The concept of proteogenomics. Fig.1 The concept of proteogenomics. (Nesvizhskii, 2014)

As Fig.1 shown, in a proteogenomic approach, novel peptides are identified by searching MS/MS spectra against customized protein sequence databases containing predicted novel protein sequences and sequence variants. These databases are generated using genomic and transcriptomic sequence information.

Type of peptides identified in proteogenomics. Fig.2 Type of peptides identified in proteogenomics. (Nesvizhskii, 2014)

The main idea behind the proteogenomic approach is to identify peptides by comparing MS/MS data to protein databases that contain predicted protein sequences. Type of peptides identified in proteogenomics can be classified as intergenic or intragenic. Intergenic peptides map to regions located between annotated gene models, whereas intragenic peptides map to genomic regions contained within or in close proximity to an annotated gene model. The protein database is generated in a variety of ways through the utilization of genomic and transcriptomic data. Below are some of the ways in which protein databases are generated:

Generation of Customized Protein Sequence Databases

  1. Six-frame translation of the genome
  2. Ab initio gene prediction
  3. Expressed sequence tag (EST) data
  4. Annotated RNA transcripts.
  5. RNA-seq data
  6. Variant sequences
  7. Other specialized databases such as ECgene database, the database, the noncoding RNA sequence database.

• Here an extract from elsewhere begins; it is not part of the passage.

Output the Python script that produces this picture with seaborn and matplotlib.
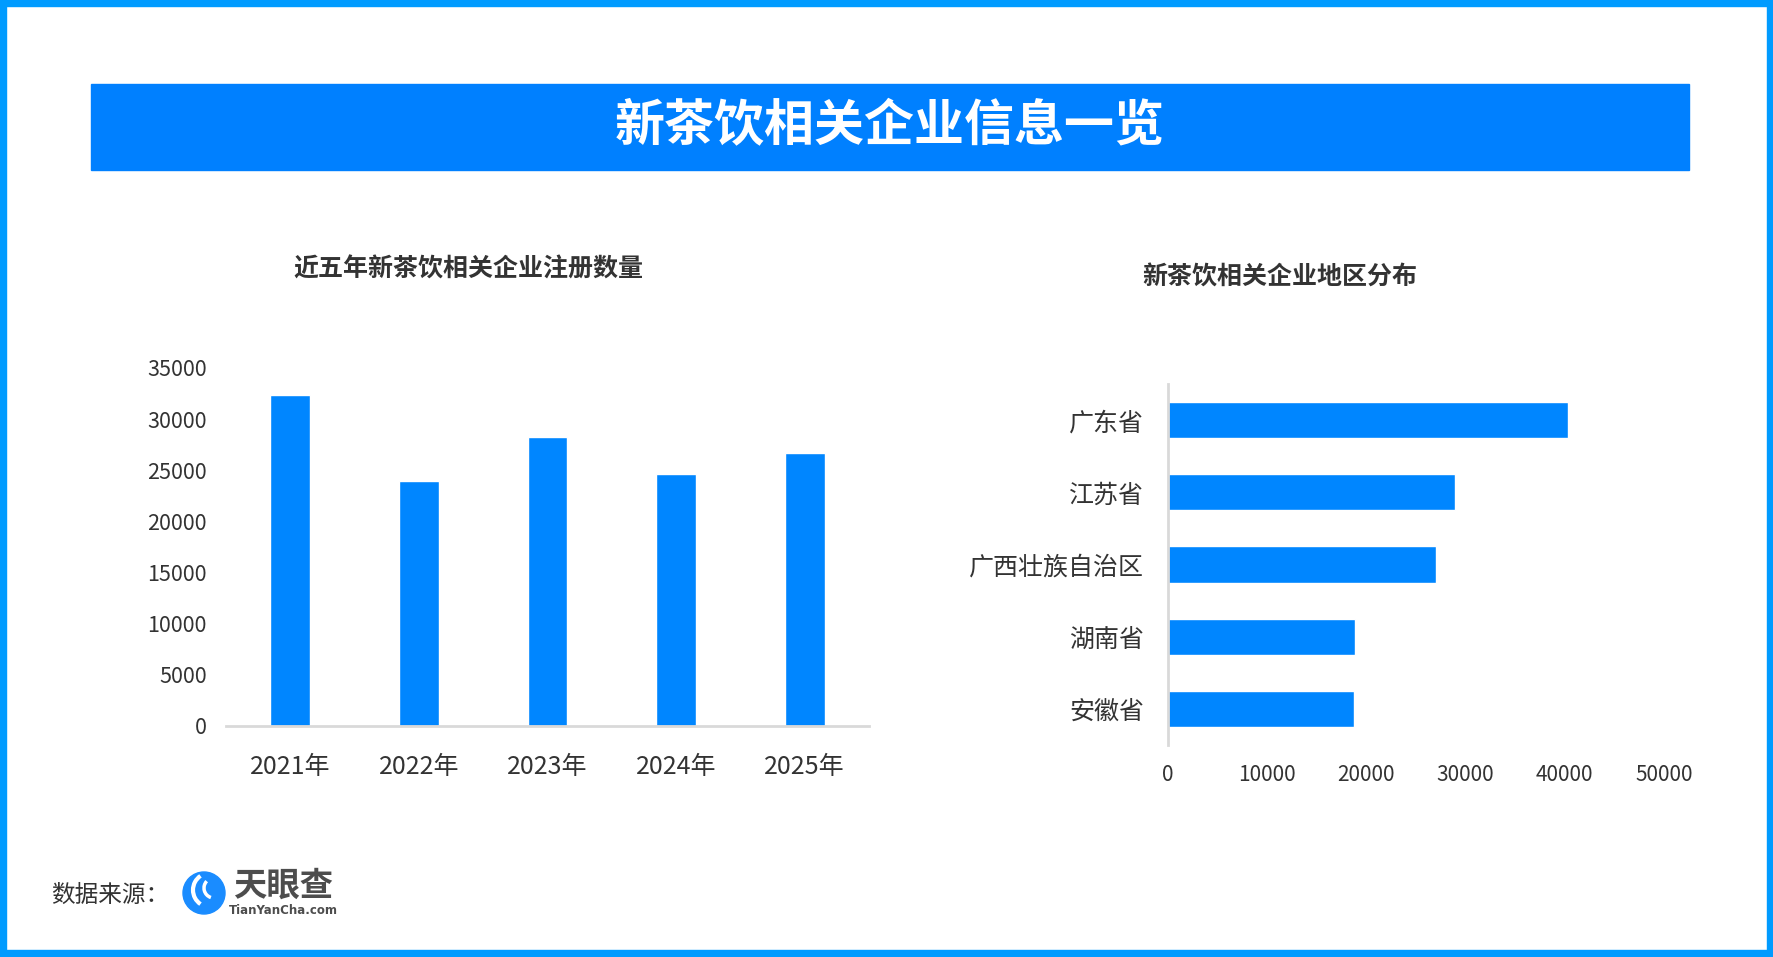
import matplotlib
matplotlib.use("Agg")
import matplotlib.pyplot as plt
import seaborn as sns
from matplotlib.patches import Rectangle, Ellipse, Arc

years = ["2021年", "2022年", "2023年", "2024年", "2025年"]
counts = [32400, 24000, 28300, 24600, 26700]

regions = ["广东省", "江苏省", "广西壮族自治区", "湖南省", "安徽省"]
region_counts = [40300, 28900, 27000, 18900, 18800]

sns.set_theme(style="white")
plt.rcParams['font.family'] = ['Noto Sans CJK SC', 'DejaVu Sans']

bar_color = "#0086FF"
text_color = "#333333"
spine_color = "#D9D9D9"

W, H = 1774, 957
fig = plt.figure(figsize=(W / 100, H / 100), dpi=100)
fig.patch.set_facecolor("white")

# outer frame
frame = "#009BFF"
for x0, y0, w, h in [(0, 0, W, 7), (0, H - 6, W, 6), (0, 0, 6, H), (W - 7, 0, 7, H)]:
    fig.patches.append(Rectangle((x0 / W, y0 / H), w / W, h / H, transform=fig.transFigure,
                                 color=frame, zorder=0))

# title banner
fig.patches.append(Rectangle((91 / W, 1 - 170 / H), (1689 - 91) / W, 86 / H,
                             transform=fig.transFigure, color="#0080FF", zorder=0))
fig.text(890 / W, 1 - 127 / H, "新茶饮相关企业信息一览", color="white", fontsize=36,
         fontweight="bold", ha="center", va="center")

# left chart: yearly registrations
ax1 = fig.add_axes([226 / W, 1 - 726 / H, (869 - 226) / W, (726 - 368) / H])
sns.barplot(x=years, y=counts, color=bar_color, width=0.31, saturation=1, ax=ax1)
ax1.set_ylim(0, 35000)
ax1.set_xlim(-0.5, 4.5)
ax1.set_yticks(range(0, 35001, 5000))
ax1.set_xlabel("")
ax1.set_ylabel("")
for s in ["top", "right", "left"]:
    ax1.spines[s].set_visible(False)
ax1.spines["bottom"].set_color(spine_color)
ax1.spines["bottom"].set_linewidth(2)
ax1.tick_params(axis="y", length=0, pad=14, labelsize=15.5, labelcolor=text_color)
ax1.tick_params(axis="x", length=0, pad=20, labelsize=18, labelcolor=text_color)
fig.text(468 / W, 1 - 270 / H, "近五年新茶饮相关企业注册数量", color=text_color,
         fontsize=18, fontweight="bold", ha="center", va="center")

# right chart: regional distribution
ax2 = fig.add_axes([1168 / W, 1 - 745 / H, (1664 - 1168) / W, (745 - 384) / H])
sns.barplot(x=region_counts, y=regions, orient="h", color=bar_color, width=0.5,
            saturation=1, ax=ax2)
ax2.set_xlim(0, 50000)
ax2.set_ylim(4.5, -0.5)
ax2.set_xticks(range(0, 50001, 10000))
ax2.set_xlabel("")
ax2.set_ylabel("")
for s in ["top", "right", "bottom"]:
    ax2.spines[s].set_visible(False)
ax2.spines["left"].set_color(spine_color)
ax2.spines["left"].set_linewidth(2)
ax2.tick_params(axis="x", length=0, pad=14, labelsize=15, labelcolor=text_color)
ax2.tick_params(axis="y", length=0, pad=17, labelsize=18, labelcolor=text_color)
fig.text(1280 / W, 1 - 278 / H, "新茶饮相关企业地区分布", color=text_color,
         fontsize=18, fontweight="bold", ha="center", va="center")

# footer source + logo
fig.text(51 / W, 1 - 895 / H, "数据来源：", color=text_color, fontsize=17,
         ha="left", va="center")
fig.patches.append(Ellipse((204 / W, 1 - 893 / H), 42 / W, 42 / H,
                           transform=fig.transFigure, color="#1A8CFF", zorder=2))
fig.patches.append(Arc((210 / W, 1 - 890 / H), 34 / W, 34 / H, theta1=110, theta2=250,
                       transform=fig.transFigure, color="white", lw=3, zorder=3))
fig.patches.append(Arc((214 / W, 1 - 888 / H), 20 / W, 20 / H, theta1=120, theta2=260,
                       transform=fig.transFigure, color="white", lw=2.5, zorder=3))
fig.text(283 / W, 1 - 886 / H, "天眼查", color="#4D4D4D", fontsize=24,
         fontweight="bold", ha="center", va="center")
fig.text(283 / W, 1 - 910 / H, "TianYanCha.com", color="#4D4D4D", fontsize=8.5,
         fontweight="bold", ha="center", va="center", family=["DejaVu Sans"])

fig.savefig("out.png", dpi=100, facecolor="white")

Considerations for Peptide Identification Using Customized Protein Databases

  1. Balance between the completeness of the database and its size.
  2. Strategies for improving the sensitivity of peptide identification.
  3. Accurate statistical assessment of the identification confidence for different classes of peptides.
  4. Class-specific analysis and false discovery rates (FDR) estimation.
  5. False peptide identifications of nonrandom nature.
  6. Levels of data summarization and inference of novel events.
  7. Defining novel peptides.


The feasibility of various proteogenomic applications has been demonstrated in multiple studies in human and in many model organisms, including in Plasmodium falciparum, Caenorhabditis elegans, Drosophila melanogaster, Arabidopsis thaliana and Anopheles gambiae. Recent improvements in proteomic technologies, coupled with wide availability of high-throughput DNA and transcriptome sequencing data, have led to a resurgence of proteogenomic studies.


  1. Nesvizhskii, A. I. Proteogenomics: concepts, applications and computational strategies. Nature methods. 2014, 11(11): 1114.